Go through the listing and return every line with "page" in it.

<<<<

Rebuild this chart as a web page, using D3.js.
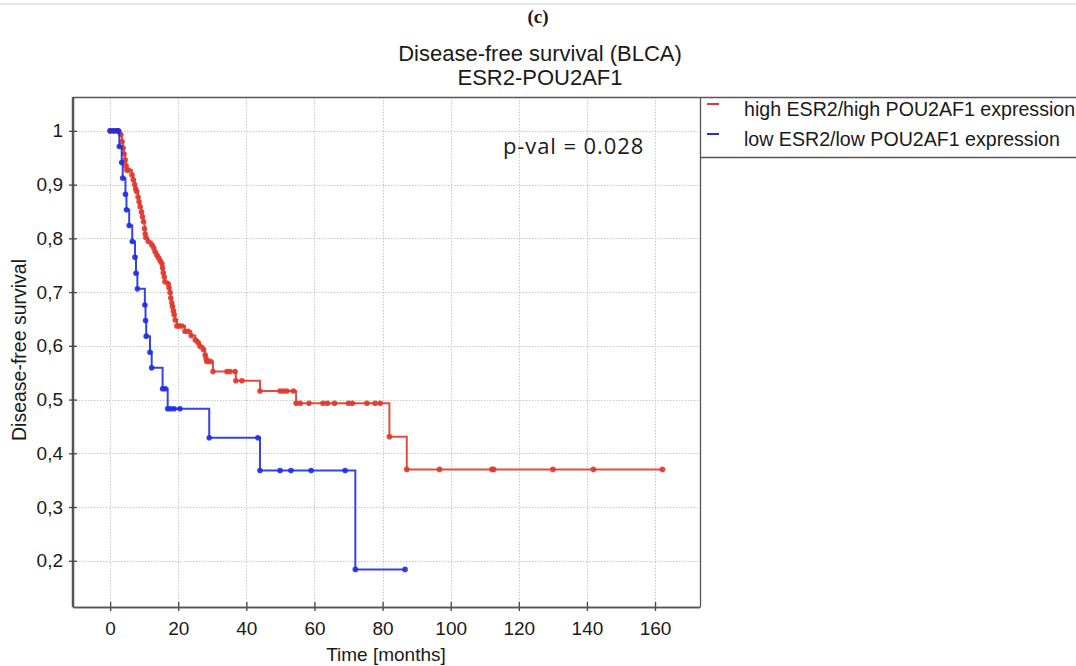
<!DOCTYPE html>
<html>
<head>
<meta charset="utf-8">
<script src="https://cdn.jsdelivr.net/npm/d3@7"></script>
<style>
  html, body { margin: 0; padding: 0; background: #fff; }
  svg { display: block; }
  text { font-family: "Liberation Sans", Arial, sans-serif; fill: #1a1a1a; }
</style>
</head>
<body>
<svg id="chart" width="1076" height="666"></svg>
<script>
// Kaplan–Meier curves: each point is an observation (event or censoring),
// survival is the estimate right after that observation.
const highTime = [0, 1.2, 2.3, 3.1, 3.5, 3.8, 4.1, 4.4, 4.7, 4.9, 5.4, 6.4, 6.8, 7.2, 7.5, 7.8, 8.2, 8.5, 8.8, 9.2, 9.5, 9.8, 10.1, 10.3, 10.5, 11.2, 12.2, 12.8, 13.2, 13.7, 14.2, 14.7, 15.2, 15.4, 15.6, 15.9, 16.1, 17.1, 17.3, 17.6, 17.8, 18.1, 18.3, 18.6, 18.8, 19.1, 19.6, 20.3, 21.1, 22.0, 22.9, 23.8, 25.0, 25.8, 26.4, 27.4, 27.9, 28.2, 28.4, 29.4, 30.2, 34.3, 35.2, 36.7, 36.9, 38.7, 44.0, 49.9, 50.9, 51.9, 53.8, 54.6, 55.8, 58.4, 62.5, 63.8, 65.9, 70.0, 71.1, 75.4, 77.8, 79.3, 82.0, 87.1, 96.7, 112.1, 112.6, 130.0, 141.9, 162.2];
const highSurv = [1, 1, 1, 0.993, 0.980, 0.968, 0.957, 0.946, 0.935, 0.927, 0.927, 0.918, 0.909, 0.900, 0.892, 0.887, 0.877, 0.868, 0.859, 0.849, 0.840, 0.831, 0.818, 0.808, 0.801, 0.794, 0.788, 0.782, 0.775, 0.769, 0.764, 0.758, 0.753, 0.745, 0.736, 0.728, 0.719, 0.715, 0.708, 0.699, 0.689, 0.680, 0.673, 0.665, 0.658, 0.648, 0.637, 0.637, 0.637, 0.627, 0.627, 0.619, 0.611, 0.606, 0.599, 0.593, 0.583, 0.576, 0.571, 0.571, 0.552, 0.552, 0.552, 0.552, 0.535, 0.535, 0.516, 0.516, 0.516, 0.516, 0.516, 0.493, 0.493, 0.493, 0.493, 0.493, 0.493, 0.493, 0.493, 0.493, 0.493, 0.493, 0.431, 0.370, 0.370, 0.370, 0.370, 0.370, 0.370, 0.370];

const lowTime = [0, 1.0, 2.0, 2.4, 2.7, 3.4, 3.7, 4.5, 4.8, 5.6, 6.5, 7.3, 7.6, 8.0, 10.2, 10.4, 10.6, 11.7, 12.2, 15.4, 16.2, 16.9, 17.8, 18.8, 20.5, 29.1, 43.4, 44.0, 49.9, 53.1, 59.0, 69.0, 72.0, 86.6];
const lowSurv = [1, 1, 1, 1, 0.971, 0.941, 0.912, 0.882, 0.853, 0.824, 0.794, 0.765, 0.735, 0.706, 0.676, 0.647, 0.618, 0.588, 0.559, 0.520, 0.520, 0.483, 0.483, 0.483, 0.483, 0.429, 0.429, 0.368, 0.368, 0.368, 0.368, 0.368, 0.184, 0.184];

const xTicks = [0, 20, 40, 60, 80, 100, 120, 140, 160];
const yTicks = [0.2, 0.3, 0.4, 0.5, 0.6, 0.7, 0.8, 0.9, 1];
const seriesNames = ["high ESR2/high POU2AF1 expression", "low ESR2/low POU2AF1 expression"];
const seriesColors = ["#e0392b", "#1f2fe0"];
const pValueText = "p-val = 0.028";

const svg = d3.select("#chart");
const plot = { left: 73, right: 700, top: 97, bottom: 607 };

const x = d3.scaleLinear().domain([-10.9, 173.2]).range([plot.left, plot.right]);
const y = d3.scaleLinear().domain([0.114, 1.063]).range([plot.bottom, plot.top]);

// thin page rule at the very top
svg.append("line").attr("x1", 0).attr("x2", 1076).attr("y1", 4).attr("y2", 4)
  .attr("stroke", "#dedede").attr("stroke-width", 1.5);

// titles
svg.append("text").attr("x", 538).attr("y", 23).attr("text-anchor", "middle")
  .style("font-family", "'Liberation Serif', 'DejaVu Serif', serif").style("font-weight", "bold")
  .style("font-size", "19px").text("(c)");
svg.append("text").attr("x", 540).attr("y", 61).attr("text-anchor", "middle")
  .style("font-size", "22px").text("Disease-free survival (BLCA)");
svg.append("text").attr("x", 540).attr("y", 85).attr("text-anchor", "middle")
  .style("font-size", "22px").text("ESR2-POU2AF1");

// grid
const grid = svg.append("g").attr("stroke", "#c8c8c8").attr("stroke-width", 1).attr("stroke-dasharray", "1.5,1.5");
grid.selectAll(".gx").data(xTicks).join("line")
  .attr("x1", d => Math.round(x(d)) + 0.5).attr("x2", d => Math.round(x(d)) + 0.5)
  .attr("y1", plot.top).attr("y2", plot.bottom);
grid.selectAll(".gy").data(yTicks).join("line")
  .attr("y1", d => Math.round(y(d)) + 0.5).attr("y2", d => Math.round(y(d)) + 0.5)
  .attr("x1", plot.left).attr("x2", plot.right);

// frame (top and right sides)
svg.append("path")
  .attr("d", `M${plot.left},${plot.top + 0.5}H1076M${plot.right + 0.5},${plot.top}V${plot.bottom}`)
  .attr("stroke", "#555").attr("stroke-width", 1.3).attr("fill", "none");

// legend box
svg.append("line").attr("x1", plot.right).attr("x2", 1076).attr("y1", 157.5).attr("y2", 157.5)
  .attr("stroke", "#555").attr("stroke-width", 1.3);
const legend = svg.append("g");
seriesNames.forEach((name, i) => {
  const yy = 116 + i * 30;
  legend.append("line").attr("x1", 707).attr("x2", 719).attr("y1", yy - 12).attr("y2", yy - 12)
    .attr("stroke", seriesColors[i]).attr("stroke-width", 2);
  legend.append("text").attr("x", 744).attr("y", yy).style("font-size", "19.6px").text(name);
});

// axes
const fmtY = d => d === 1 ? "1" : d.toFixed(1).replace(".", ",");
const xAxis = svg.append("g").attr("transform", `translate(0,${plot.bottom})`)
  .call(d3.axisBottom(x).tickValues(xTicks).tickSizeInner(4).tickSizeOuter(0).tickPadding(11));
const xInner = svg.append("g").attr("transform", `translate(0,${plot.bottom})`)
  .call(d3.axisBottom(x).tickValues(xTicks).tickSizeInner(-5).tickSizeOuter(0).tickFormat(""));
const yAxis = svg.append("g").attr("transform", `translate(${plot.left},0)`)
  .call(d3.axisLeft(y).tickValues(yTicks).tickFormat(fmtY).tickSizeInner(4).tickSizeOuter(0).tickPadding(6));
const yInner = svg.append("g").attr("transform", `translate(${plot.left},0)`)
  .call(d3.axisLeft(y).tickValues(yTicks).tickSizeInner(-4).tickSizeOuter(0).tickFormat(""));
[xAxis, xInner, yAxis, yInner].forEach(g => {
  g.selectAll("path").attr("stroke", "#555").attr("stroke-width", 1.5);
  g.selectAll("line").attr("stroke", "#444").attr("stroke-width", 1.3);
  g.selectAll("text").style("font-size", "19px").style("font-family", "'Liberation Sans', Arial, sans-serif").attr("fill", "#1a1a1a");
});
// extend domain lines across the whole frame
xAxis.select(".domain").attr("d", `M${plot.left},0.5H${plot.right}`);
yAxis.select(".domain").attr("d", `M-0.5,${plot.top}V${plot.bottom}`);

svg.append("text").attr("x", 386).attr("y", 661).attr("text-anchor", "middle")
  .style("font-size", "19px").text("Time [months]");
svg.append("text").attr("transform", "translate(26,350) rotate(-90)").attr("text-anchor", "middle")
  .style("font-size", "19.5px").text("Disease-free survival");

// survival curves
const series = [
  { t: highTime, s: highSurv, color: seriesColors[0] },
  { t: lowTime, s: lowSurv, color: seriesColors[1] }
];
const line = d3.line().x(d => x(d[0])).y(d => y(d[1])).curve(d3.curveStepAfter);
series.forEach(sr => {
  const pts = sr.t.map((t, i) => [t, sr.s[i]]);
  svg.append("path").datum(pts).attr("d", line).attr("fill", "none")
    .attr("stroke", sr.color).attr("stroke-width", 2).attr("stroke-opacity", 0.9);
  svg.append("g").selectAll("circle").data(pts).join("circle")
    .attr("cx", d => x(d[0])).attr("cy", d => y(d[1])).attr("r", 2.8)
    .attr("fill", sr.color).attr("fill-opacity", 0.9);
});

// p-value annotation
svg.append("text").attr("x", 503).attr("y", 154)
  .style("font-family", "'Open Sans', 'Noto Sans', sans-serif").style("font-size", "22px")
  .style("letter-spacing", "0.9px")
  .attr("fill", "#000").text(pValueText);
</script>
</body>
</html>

>>>>

(FINISHED TASK)
Rebuild this chart as a web page, using D3.js.
// thin page rule at the very top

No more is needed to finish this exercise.